Rows from a dataset of charts and code
———
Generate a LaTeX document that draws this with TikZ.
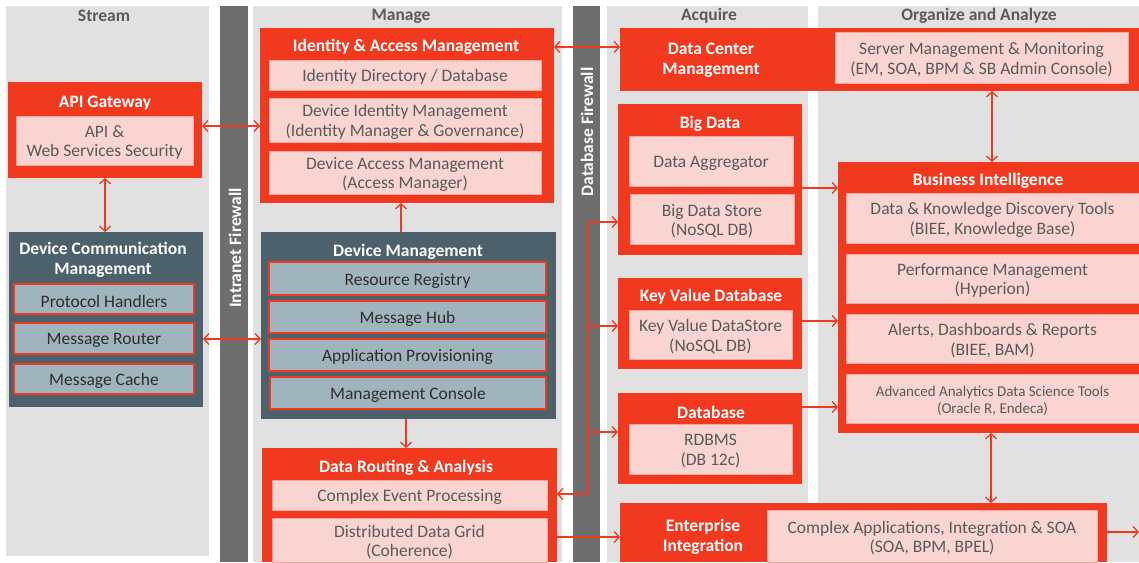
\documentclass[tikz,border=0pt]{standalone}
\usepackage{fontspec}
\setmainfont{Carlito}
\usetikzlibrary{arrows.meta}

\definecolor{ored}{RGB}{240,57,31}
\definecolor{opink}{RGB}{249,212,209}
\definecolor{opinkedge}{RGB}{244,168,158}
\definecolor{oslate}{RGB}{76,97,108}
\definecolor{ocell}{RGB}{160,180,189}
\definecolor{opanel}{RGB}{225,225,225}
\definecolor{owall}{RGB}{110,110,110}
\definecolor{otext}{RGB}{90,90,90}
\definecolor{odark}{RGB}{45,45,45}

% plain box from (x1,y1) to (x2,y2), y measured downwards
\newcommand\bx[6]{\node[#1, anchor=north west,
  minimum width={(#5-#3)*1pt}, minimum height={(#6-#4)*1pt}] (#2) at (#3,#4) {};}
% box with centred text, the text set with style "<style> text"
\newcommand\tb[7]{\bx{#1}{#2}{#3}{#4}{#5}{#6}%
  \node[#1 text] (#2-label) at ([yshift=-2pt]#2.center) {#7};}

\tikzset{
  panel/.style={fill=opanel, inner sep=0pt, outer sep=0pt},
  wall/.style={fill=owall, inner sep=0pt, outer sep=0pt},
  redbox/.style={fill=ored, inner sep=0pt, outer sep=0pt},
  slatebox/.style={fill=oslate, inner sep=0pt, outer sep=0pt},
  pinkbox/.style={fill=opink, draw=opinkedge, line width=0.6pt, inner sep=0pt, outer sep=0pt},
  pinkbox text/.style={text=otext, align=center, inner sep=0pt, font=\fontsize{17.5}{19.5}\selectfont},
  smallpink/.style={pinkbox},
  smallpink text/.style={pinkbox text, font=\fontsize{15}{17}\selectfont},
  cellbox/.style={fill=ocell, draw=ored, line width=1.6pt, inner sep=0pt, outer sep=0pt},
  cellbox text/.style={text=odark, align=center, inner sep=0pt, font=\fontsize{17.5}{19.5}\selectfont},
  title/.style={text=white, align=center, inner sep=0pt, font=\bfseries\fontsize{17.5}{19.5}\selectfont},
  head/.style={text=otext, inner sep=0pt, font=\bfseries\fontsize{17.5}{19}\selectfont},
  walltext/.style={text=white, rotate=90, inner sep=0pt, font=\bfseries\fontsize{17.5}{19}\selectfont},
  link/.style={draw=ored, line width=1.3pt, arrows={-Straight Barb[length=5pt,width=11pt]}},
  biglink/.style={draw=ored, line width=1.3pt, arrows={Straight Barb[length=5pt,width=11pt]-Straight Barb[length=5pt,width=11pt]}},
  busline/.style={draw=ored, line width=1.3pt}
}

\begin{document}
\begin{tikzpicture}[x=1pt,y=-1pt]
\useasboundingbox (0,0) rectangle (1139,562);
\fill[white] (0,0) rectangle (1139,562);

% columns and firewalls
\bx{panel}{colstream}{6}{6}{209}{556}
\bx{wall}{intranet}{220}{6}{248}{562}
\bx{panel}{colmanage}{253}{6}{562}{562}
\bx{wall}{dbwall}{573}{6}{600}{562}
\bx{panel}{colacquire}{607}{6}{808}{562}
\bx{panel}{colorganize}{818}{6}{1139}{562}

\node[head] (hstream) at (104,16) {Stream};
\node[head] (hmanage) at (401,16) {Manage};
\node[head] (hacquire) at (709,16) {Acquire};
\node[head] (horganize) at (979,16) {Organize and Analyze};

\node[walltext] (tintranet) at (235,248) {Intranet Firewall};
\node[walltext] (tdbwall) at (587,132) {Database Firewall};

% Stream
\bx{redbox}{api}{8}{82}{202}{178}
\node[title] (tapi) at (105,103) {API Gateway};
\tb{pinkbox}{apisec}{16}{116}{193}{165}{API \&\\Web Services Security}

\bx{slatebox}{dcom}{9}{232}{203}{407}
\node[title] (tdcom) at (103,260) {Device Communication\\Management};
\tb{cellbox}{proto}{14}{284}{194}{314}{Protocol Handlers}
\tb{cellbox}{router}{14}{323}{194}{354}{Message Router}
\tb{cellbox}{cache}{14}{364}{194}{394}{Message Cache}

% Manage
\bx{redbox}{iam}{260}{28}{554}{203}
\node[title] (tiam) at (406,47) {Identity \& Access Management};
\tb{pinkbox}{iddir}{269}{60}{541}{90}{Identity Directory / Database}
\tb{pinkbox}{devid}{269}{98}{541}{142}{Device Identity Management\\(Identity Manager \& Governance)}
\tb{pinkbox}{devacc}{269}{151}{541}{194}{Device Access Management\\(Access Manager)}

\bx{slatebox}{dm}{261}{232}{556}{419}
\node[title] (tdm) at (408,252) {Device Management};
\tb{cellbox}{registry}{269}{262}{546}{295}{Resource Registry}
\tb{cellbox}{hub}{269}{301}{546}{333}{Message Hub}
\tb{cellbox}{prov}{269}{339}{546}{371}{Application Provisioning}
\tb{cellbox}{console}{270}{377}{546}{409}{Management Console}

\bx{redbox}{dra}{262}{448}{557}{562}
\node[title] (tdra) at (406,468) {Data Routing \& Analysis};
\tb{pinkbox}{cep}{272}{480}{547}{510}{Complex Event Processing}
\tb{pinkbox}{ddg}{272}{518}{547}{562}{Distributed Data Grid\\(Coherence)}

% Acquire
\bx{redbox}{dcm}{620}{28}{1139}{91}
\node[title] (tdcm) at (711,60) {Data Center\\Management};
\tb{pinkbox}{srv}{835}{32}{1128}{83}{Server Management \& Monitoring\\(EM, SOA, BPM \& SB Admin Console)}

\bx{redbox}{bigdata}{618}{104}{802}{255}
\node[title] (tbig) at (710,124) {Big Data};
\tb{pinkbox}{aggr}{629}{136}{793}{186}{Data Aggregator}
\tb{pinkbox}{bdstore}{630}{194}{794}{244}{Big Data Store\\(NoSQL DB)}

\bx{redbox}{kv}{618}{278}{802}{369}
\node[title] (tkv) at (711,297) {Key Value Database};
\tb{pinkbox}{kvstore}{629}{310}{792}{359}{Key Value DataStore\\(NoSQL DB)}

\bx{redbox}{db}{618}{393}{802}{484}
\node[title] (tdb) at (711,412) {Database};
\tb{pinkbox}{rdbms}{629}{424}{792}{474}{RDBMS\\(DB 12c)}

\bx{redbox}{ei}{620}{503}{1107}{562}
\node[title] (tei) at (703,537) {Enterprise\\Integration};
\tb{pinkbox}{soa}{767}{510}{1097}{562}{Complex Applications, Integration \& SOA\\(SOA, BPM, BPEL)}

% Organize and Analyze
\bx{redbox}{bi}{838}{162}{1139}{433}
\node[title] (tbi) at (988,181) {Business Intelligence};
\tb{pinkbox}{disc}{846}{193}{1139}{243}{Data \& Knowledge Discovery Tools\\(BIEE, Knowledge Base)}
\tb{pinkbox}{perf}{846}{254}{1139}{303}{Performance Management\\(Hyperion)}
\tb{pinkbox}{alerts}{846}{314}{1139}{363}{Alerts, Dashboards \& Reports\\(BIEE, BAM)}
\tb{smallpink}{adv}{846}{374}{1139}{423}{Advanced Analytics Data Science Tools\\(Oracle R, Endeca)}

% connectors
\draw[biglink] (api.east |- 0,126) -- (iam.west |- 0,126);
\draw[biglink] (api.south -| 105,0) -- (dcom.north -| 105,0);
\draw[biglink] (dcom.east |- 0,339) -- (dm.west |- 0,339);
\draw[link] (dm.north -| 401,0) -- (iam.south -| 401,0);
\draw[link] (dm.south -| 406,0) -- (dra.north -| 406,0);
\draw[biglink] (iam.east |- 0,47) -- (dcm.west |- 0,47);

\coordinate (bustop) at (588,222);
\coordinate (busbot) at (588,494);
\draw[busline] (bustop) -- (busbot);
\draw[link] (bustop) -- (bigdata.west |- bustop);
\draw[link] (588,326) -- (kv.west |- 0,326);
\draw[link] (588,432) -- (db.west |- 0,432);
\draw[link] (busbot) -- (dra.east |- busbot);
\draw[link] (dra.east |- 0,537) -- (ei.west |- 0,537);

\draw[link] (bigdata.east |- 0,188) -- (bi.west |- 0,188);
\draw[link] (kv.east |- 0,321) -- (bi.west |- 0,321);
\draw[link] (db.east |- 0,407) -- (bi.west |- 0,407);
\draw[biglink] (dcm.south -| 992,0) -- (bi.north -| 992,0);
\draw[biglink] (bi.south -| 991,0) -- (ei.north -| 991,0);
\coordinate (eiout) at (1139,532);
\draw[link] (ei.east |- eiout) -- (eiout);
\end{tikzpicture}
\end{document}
———
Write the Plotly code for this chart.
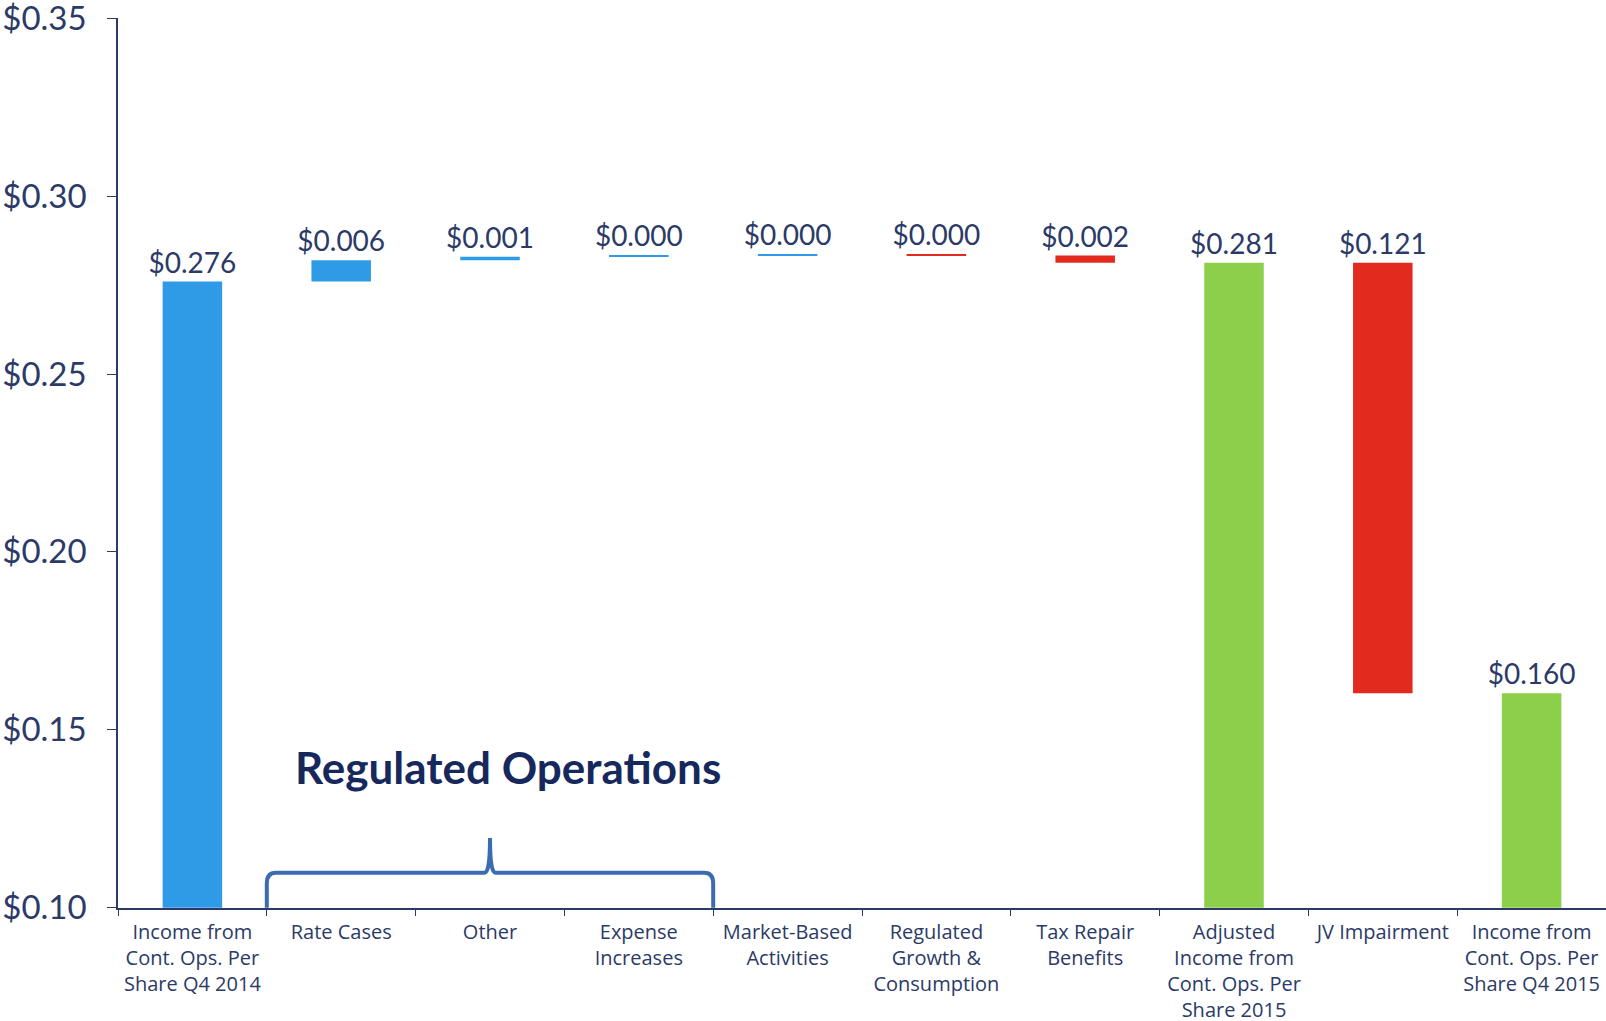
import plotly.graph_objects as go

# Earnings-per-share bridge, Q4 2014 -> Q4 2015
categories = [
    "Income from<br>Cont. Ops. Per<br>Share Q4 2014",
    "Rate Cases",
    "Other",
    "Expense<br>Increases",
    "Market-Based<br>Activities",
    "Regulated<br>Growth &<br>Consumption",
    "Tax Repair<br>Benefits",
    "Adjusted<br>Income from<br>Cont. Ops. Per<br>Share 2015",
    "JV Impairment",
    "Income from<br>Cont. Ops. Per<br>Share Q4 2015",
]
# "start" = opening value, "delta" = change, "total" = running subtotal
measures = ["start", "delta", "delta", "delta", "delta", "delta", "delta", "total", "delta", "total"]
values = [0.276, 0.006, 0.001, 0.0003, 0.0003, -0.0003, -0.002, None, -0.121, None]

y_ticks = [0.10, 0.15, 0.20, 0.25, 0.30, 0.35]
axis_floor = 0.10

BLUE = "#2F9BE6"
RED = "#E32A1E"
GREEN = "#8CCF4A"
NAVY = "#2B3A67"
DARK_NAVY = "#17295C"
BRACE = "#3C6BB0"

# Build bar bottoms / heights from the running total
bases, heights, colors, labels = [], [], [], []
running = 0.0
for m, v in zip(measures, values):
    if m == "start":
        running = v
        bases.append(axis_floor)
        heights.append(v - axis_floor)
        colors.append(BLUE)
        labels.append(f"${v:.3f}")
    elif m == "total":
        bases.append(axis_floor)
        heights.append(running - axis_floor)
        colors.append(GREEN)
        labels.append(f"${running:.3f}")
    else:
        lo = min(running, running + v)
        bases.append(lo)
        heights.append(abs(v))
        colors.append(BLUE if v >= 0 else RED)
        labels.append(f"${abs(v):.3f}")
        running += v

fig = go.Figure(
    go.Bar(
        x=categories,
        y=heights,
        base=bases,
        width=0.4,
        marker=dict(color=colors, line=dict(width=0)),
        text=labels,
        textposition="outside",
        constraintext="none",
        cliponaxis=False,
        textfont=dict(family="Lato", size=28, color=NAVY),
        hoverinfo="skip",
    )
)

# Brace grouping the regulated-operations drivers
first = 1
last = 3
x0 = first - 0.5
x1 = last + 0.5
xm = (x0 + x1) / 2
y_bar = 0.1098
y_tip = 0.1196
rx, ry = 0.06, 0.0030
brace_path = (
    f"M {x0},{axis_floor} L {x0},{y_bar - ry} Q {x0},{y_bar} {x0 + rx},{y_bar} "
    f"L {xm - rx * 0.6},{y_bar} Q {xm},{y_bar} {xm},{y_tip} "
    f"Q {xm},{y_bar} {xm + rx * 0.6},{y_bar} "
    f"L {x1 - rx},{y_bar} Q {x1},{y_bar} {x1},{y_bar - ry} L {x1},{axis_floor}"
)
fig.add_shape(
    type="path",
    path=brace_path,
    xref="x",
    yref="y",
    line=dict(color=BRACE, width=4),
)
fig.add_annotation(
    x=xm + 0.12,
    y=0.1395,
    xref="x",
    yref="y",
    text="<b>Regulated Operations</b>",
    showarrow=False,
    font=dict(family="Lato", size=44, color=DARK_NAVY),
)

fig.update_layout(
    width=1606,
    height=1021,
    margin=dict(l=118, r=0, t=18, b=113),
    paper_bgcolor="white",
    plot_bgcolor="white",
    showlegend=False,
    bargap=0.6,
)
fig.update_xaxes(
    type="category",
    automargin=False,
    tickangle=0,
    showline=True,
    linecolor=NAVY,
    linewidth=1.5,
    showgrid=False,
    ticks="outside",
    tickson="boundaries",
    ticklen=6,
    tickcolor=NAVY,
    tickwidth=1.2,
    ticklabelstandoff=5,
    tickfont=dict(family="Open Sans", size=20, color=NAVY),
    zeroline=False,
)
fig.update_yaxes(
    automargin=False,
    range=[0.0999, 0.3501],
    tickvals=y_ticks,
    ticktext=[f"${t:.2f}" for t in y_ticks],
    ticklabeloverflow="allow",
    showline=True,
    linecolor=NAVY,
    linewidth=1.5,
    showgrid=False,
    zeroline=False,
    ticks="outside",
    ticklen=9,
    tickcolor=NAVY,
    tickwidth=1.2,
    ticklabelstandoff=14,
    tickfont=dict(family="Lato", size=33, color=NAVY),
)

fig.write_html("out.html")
———
> **Directions for this task**
Out of the records above, set down only the lines from the one that contains "Write the Plotly code for this chart." through the one that contains "None, -0.121, None]", unchanged and without the pictures.

> **Response to this exercise**
Write the Plotly code for this chart.
import plotly.graph_objects as go

# Earnings-per-share bridge, Q4 2014 -> Q4 2015
categories = [
    "Income from<br>Cont. Ops. Per<br>Share Q4 2014",
    "Rate Cases",
    "Other",
    "Expense<br>Increases",
    "Market-Based<br>Activities",
    "Regulated<br>Growth &<br>Consumption",
    "Tax Repair<br>Benefits",
    "Adjusted<br>Income from<br>Cont. Ops. Per<br>Share 2015",
    "JV Impairment",
    "Income from<br>Cont. Ops. Per<br>Share Q4 2015",
]
# "start" = opening value, "delta" = change, "total" = running subtotal
measures = ["start", "delta", "delta", "delta", "delta", "delta", "delta", "total", "delta", "total"]
values = [0.276, 0.006, 0.001, 0.0003, 0.0003, -0.0003, -0.002, None, -0.121, None]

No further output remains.